I wonder if there'll be any toys?
I've also seen terrible reviews of Rings of Power too. Panning it. What do you think so far readers?
The Power of the Rings is Amazon's new big bash at serializing Tolkien.
It comes as another platform launches House of the Dragon so the battle for our fantasy subs is on.
As I have Prime I have seen the first two episodes of Power.
Like anything new about something you've grown up with it's always going to be odd to start with.
In screen terms for me The Power of the Rings is a prequel to Peter Jackson's definitive Lord of the Rings film trilogy from years ago. In that sense it's like A Phantom Menace et al after the glory of the first three Star Wars films. It was never going to be easy.
In literary terms I assume Power is Tolkein's Silmarillion and other older tales prior to The Hobbit and Lord of the Rings but I'm only guessing. Despite the Silmarillion being on my bookshelf for 45 years I've never read it. I did try as a teenager but found the style a bit stiff. I regret not going back to it when I was young.
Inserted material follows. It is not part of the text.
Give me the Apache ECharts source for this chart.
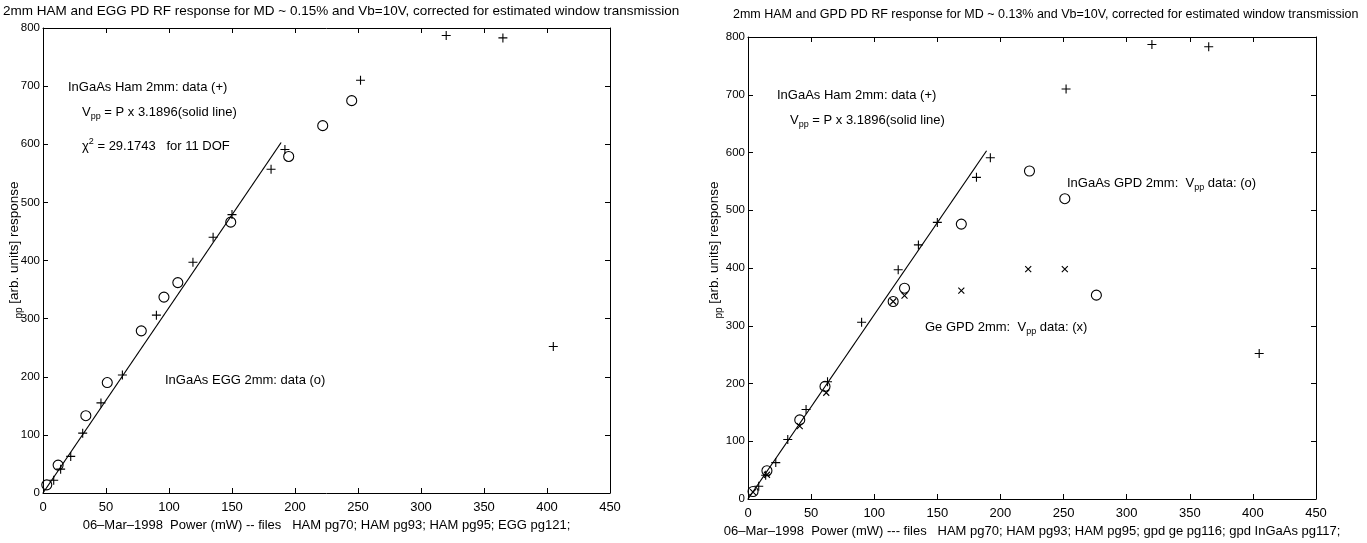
<!DOCTYPE html>
<html><head><meta charset="utf-8">
<script src="https://cdn.jsdelivr.net/npm/echarts@6/dist/echarts.min.js"></script>
<style>html,body{margin:0;padding:0;background:#fff}#c{width:1367px;height:543px}</style>
</head><body><div id="c"></div>
<script>
// ---- data ----
const xMin = 0, xMax = 450, xStep = 50;
const yMin = 0, yMax = 800, yStep = 100;

// InGaAs Hamamatsu 2mm, "+" markers (same data in both panels)
const hamPlus = [[8.5,22],[14,41],[22,63],[31.5,103],[46,155],[63,203],[90,306],[119,397],[135,440],[150,479],[181,557],[192,591],[252,710],[320,787],[365,783],[405,252]];
// fit: Vpp = P x 3.1896, drawn over the fitted range
const fitLine = [[0,0],[189,603]];
// InGaAs EG&G 2mm, "o" markers (left panel)
const eggCircle = [[3,14],[12,48],[34,133],[51,190],[78,279],[96,337],[107,362],[149,466],[195,579],[222,632],[245,675]];
// InGaAs GPD 2mm, "o" markers (right panel)
const gpdInGaAsCircle = [[4,13],[15,49],[41,137],[61,195],[115,342],[124,365],[169,476],[223,568],[251,520],[276,353]];
// Ge GPD 2mm, "x" markers (right panel)
const gpdGeCross = [[4,12],[15,42],[41,126],[62,184],[115,342],[124,352],[169,361],[222,398],[251,398]];

const titleLeft = '2mm HAM and EGG PD RF response for MD ~ 0.15% and Vb=10V, corrected for estimated window transmission';
const titleRight = '2mm HAM and GPD PD RF response for MD ~ 0.13% and Vb=10V, corrected for estimated window transmission';
const xNameLeft = '06\u2013Mar\u20131998  Power (mW) -- files   HAM pg70; HAM pg93; HAM pg95; EGG pg121;';
const xNameRight = '06\u2013Mar\u20131998  Power (mW) --- files   HAM pg70; HAM pg93; HAM pg95; gpd ge pg116; gpd InGaAs pg117;';
const yName = '{s|pp}{n| [arb. units] response}';

// ---- styling ----
const FONT = '"Liberation Sans", Arial, sans-serif';
const black = '#000';
const PLUS = 'path://M0,5L10,5M5,0L5,10';
const CROSS = 'path://M0,0L10,10M10,0L0,10';

function xAxes(gi, name){
  const base = {gridIndex:gi, type:'value', min:xMin, max:xMax, interval:xStep,
    axisLine:{onZero:false, lineStyle:{color:black, width:1}},
    axisTick:{inside:true, length:5, lineStyle:{color:black}},
    splitLine:{show:false}};
  return [
    Object.assign({}, base, {position:'bottom', name:name, nameLocation:'middle', nameGap:22,
      nameTextStyle:{color:black, fontSize:13, fontFamily:FONT, verticalAlign:'top'},
      axisLabel:{color:black, fontSize:13, fontFamily:FONT, margin:8}}),
    Object.assign({}, base, {position:'top', axisLabel:{show:false}})
  ];
}
function yAxes(gi){
  const base = {gridIndex:gi, type:'value', min:yMin, max:yMax, interval:yStep,
    axisLine:{onZero:false, lineStyle:{color:black, width:1}},
    axisTick:{inside:true, length:5, lineStyle:{color:black}},
    splitLine:{show:false}};
  return [
    Object.assign({}, base, {position:'left',
      axisLabel:{color:black, fontSize:11.5, fontFamily:FONT, margin:3}}),
    Object.assign({}, base, {position:'right', axisLabel:{show:false}})
  ];
}
const mk = (xi, yi, data, symbol, size) => ({type:'scatter', xAxisIndex:xi, yAxisIndex:yi, data:data,
  symbol:symbol, symbolSize:size, silent:true,
  itemStyle:{color:'transparent', borderColor:black, borderWidth:1.1, opacity:1}});
const mkLine = (xi, yi) => ({type:'line', xAxisIndex:xi, yAxisIndex:yi, data:fitLine, symbol:'none', silent:true,
  lineStyle:{color:black, width:1.2}});

const txt = (x, y, text, rich, size) => ({type:'text', x:x, y:y, silent:true,
  style:{text:text, fill:black, font:(size||13) + 'px ' + FONT, verticalAlign:'middle', align:'left', rich:rich}});
const richV = {a:{fontSize:13, fontFamily:FONT, fill:black, color:black},
  s:{fontSize:9, fontFamily:FONT, color:black, fill:black, padding:[10,0,0,0]},
  u:{fontSize:9, fontFamily:FONT, color:black, fill:black, padding:[0,0,9,0]}};
const richY = {n:{fontSize:13.5, fontFamily:FONT, fill:black, color:black},
  s:{fontSize:10, fontFamily:FONT, fill:black, color:black, padding:[10,0,0,0]}};
const ytxt = (x, y) => ({type:'text', x:x, y:y, rotation:Math.PI/2, silent:true,
  style:{text:yName, rich:richY, fill:black, font:'13.5px ' + FONT, align:'center', verticalAlign:'middle'}});

const option = {
  backgroundColor:'#fff',
  animation:false,
  grid:[
    {left:43, top:28, width:567, height:465, show:false},
    {left:748, top:37, width:568, height:462, show:false}
  ],
  xAxis:[].concat(xAxes(0, xNameLeft), xAxes(1, xNameRight)),
  yAxis:[].concat(yAxes(0), yAxes(1)),
  series:[
    mkLine(0,0),
    mk(0,0, hamPlus, PLUS, 9),
    mk(0,0, eggCircle, 'circle', 10),
    mkLine(2,2),
    mk(2,2, hamPlus, PLUS, 9),
    mk(2,2, gpdInGaAsCircle, 'circle', 10),
    mk(2,2, gpdGeCross, CROSS, 6)
  ],
  graphic:[
    txt(3, 11, titleLeft, null, 13.5),
    txt(733, 15, titleRight, null, 12.5),
    ytxt(14, 250),
    ytxt(714, 250),
    txt(68, 87, 'InGaAs Ham 2mm: data (+)'),
    txt(82, 112, '{a|V}{s|pp}{a| = P x 3.1896(solid line)}', richV),
    txt(82, 146, '{a|\u03c7}{u|2}{a| = 29.1743   for 11 DOF}', richV),
    txt(165, 380, 'InGaAs EGG 2mm: data (o)'),
    txt(777, 95, 'InGaAs Ham 2mm: data (+)'),
    txt(790, 120, '{a|V}{s|pp}{a| = P x 3.1896(solid line)}', richV),
    txt(1067, 183, '{a|InGaAs GPD 2mm:  V}{s|pp}{a| data: (o)}', richV),
    txt(925, 327, '{a|Ge GPD 2mm:  V}{s|pp}{a| data: (x)}', richV)
  ]
};
const chart = echarts.init(document.getElementById('c'), null, {renderer:'canvas'});
chart.setOption(option);
</script></body></html>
I will wait until I've seen The Power of the Rings in full before I decide what I think. It comes out an episode or two at a time at the moment.
At a cost of purportedly a billion dollars the stakes are high for fantasy like this. I wonder if Peter Jackson is watching?
Are you readers?
Ah, those wonderful Athena Tolkien posters!
Lord, how I adored them back in the Seventies.
My flat walls were plastered with them.
I had a beloved woodblock version of Gandalf too, which sadly went to Mordor.
The artist was one Jimmy Cauty from the Wirral and like me, just 17 at the time! What a talent he had! And like me he's still going!
I'm pretty sure I still have some of them rolled up in the attic from forty years ago! Its like Rivendell up there! Nothing ages!